> _Request_
Without the pictures, return exactly the lines from the one with "Emit a Python" through the one with "from matplotlib.lines import Line2D". Both end lines belong in the copy.

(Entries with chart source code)
╔══
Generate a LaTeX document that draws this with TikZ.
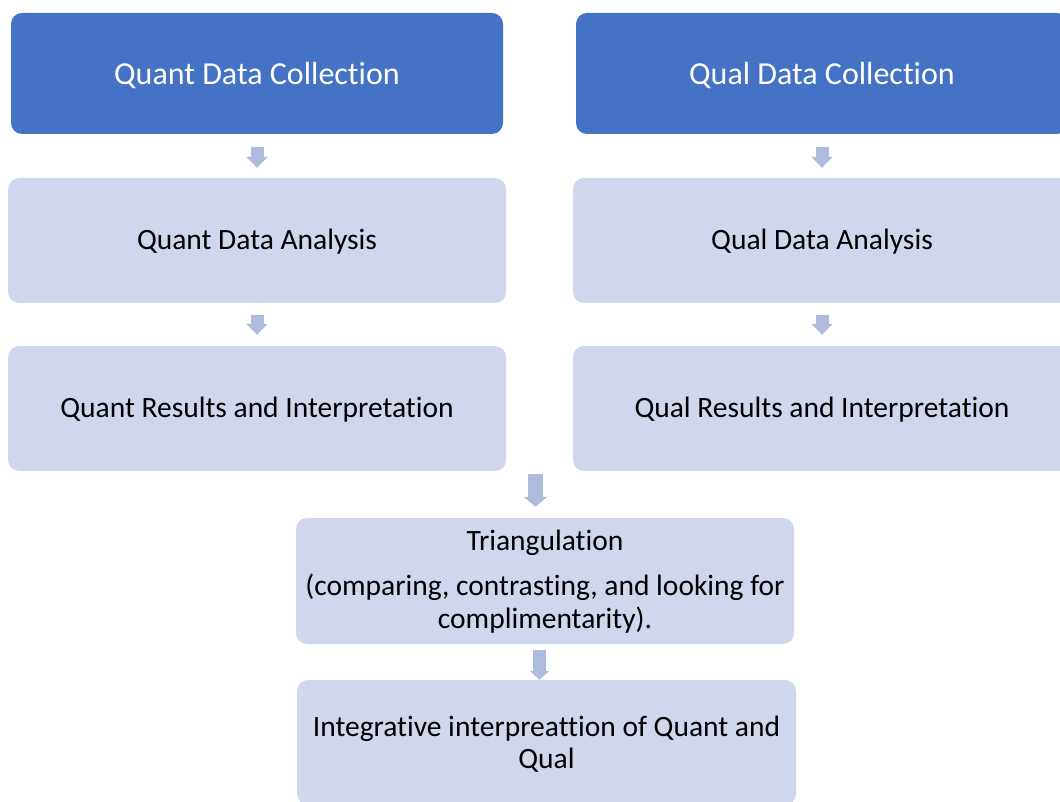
\documentclass[tikz,border=0pt]{standalone}
\usepackage{fontspec}
\setmainfont{Carlito}[Ligatures=CommonOff]
\usetikzlibrary{arrows.meta,calc}
\definecolor{darkblue}{HTML}{4472C4}
\definecolor{lightbox}{HTML}{D0D6EB}
\definecolor{arrowblue}{HTML}{AEBBDF}
\tikzset{
  topbox/.style={rectangle, rounded corners=11pt, fill=darkblue, text=white,
    minimum width=492pt, minimum height=121pt, inner sep=0pt, text depth=0pt,
    font=\fontsize{32}{36}\selectfont},
  stepbox/.style={rectangle, rounded corners=11pt, fill=lightbox, text=black,
    minimum width=498pt, minimum height=125pt, inner sep=0pt, align=center,
    text depth=2pt, font=\fontsize{29.5}{32.5}\selectfont},
  flow/.style={draw=arrowblue, line width=13pt,
    -{Triangle[length=11pt,width=21pt]}},
}
\begin{document}
\begin{tikzpicture}[x=1pt,y=-1pt]
\useasboundingbox (0,0) rectangle (1060,802);
\clip (0,0) rectangle (1060,802);

% quantitative strand
\node[topbox]  (qc) at (257,73.5)  {Quant Data Collection};
\node[stepbox] (qa) at (257,240.5) {Quant Data Analysis};
\node[stepbox] (qr) at (257,408.5) {Quant Results and Interpretation};

% qualitative strand
\node[topbox]  (lc) at (822,73.5)  {Qual Data Collection};
\node[stepbox] (la) at (822,240.5) {Qual Data Analysis};
\node[stepbox] (lr) at (822,408.5) {Qual Results and Interpretation};

% merging stages
\node[stepbox, minimum height=126pt, text depth=4pt] (tri) at (545,581)
  {Triangulation\\[13pt](comparing, contrasting, and looking for\\complimentarity).};
\node[stepbox, minimum width=499pt, text depth=0pt] (integ) at (546.5,742.5)
  {Integrative interpreattion of Quant and\\Qual};

% arrows inside each strand
\draw[flow, shorten <=13pt, shorten >=10pt] (qc.south) -- (qa.north);
\draw[flow, shorten <=12pt, shorten >=11pt] (qa.south) -- (qr.north);
\draw[flow, shorten <=13pt, shorten >=10pt] (lc.south) -- (la.north);
\draw[flow, shorten <=12pt, shorten >=11pt] (la.south) -- (lr.north);

% arrows into the merging stages
\coordinate (m1) at (535.5,471);
\draw[draw=arrowblue, line width=15pt, -{Triangle[length=10pt,width=23pt]},
  shorten <=3pt, shorten >=11pt] (m1) -- (m1 |- tri.north);
\coordinate (m2) at ($(tri.south)+(-5.5,0)$);
\draw[draw=arrowblue, line width=13pt, -{Triangle[length=9pt,width=19pt]},
  shorten <=6pt] (m2) -- (m2 |- integ.north);
\end{tikzpicture}
\end{document}
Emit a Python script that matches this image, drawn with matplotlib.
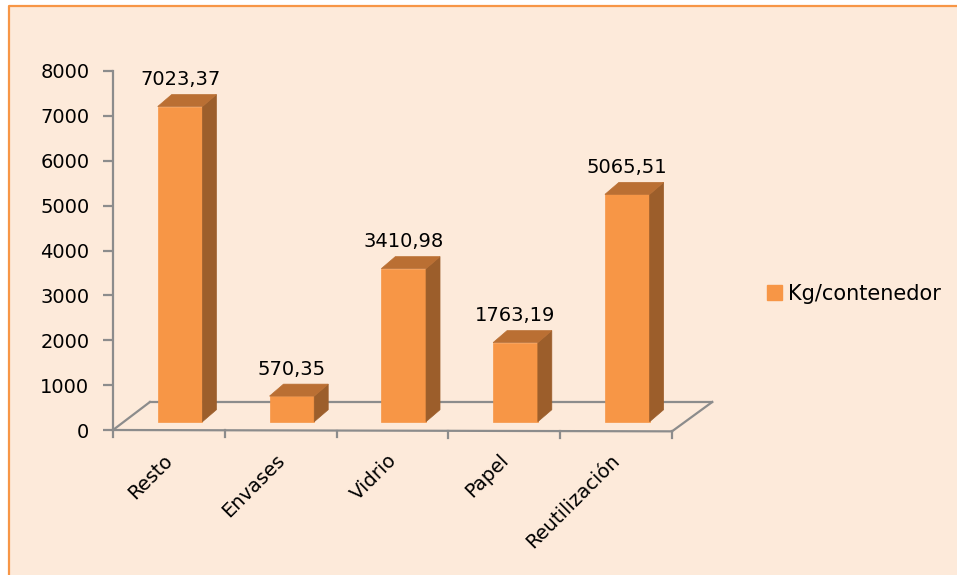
import matplotlib
matplotlib.use("Agg")
import matplotlib.pyplot as plt
from matplotlib.patches import Polygon, Rectangle, Patch
from matplotlib.lines import Line2D

categories = ["Resto", "Envases", "Vidrio", "Papel", "Reutilización"]
values = [7023.37, 570.35, 3410.98, 1763.19, 5065.51]
labels = ["7023,37", "570,35", "3410,98", "1763,19", "5065,51"]
series_name = "Kg/contenedor"
yticks = [0, 1000, 2000, 3000, 4000, 5000, 6000, 7000, 8000]

BG = "#FDEADA"
FRONT = "#F79646"
SIDE = "#9C5E2B"
TOP = "#BA6F33"
GRID = "#8C8C8C"

W, H = 957, 575
fig = plt.figure(figsize=(W / 100, H / 100), dpi=100)
fig.patch.set_facecolor("white")

# chart area background with border on left and top only
fig.add_artist(Rectangle((8 / W, 0), 1 - 8 / W, 1 - 5 / H,
                         transform=fig.transFigure, facecolor=BG,
                         edgecolor="none", zorder=0))
fig.add_artist(Line2D([8.5 / W, 8.5 / W, 1], [0, 1 - 5.5 / H, 1 - 5.5 / H],
                      transform=fig.transFigure, color=FRONT, lw=1.6))

px_per_cat = 111.8
ax_l, ax_r = 113, 713
ax_t, ax_b = 71, 430
ax = fig.add_axes([ax_l / W, 1 - ax_b / H, (ax_r - ax_l) / W, (ax_b - ax_t) / H])
ax.set_facecolor("none")
ax.set_xlim(0, (ax_r - ax_l) / px_per_cat)
ax.set_ylim(0, 8000)

n = len(categories)
# depth / perspective offsets (data units)
depth_dx = 0.33
depth_dy = 624
bar_dx = 0.125
bar_dy = 267
base = 185

# floor outline
floor_kw = dict(color=GRID, lw=1.6, clip_on=False, zorder=1)
ax.plot([0, n], [0, -30], **floor_kw)
ax.plot([0, depth_dx], [0, depth_dy], **floor_kw)
ax.plot([depth_dx, n + 0.36], [depth_dy, depth_dy], **floor_kw)
ax.plot([n + 0.36, n], [depth_dy, -30], **floor_kw)
for i in range(n + 1):
    yb = -30 * i / n
    ax.plot([i, i], [yb, yb - 150], **floor_kw)

# bars
xs = [i + 0.6 for i in range(n)]
bw = 0.4
ax.bar(xs, values, width=bw, bottom=base, color=FRONT, edgecolor=FRONT,
       lw=0.5, zorder=3, clip_on=False)
for x, v, lab in zip(xs, values, labels):
    x0, x1 = x - bw / 2, x + bw / 2
    t = base + v
    ax.add_patch(Polygon([(x1, base), (x1 + bar_dx, base + bar_dy),
                          (x1 + bar_dx, t + bar_dy), (x1, t)],
                         closed=True, facecolor=SIDE, edgecolor=SIDE, lw=0.5,
                         zorder=3, clip_on=False))
    ax.add_patch(Polygon([(x0, t), (x1, t), (x1 + bar_dx, t + bar_dy),
                          (x0 + bar_dx, t + bar_dy)],
                         closed=True, facecolor=TOP, edgecolor=TOP, lw=0.5,
                         zorder=3, clip_on=False))
    ax.annotate(lab, (x, t + bar_dy), xytext=(0, 4), textcoords="offset points",
                ha="center", va="bottom", fontsize=14, color="black", zorder=5)

# axes styling
for s in ["top", "right", "bottom"]:
    ax.spines[s].set_visible(False)
ax.spines["left"].set_color(GRID)
ax.spines["left"].set_linewidth(1.6)
ax.set_yticks(yticks)
ax.set_yticklabels([str(v) for v in yticks], fontsize=14)
ax.tick_params(axis="y", length=7, width=1.6, color=GRID, pad=10)
ax.set_xticks([])

for i, c in enumerate(categories):
    ax.text(i + 0.45, -460, c, rotation=45, ha="right", va="top",
            rotation_mode="anchor", fontsize=14, clip_on=False)

fig.legend(handles=[Patch(facecolor=FRONT, edgecolor=FRONT)], labels=[series_name],
           loc="center left", bbox_to_anchor=(767 / W, 1 - 294 / H),
           frameon=False, fontsize=15, handlelength=0.7, handleheight=0.7,
           handletextpad=0.3, borderpad=0, borderaxespad=0)

fig.savefig("out.png", dpi=100, facecolor="white")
╚══
> _Response to this task_
Emit a Python script that matches this image, drawn with matplotlib.
import matplotlib
matplotlib.use("Agg")
import matplotlib.pyplot as plt
from matplotlib.patches import Polygon, Rectangle, Patch
from matplotlib.lines import Line2D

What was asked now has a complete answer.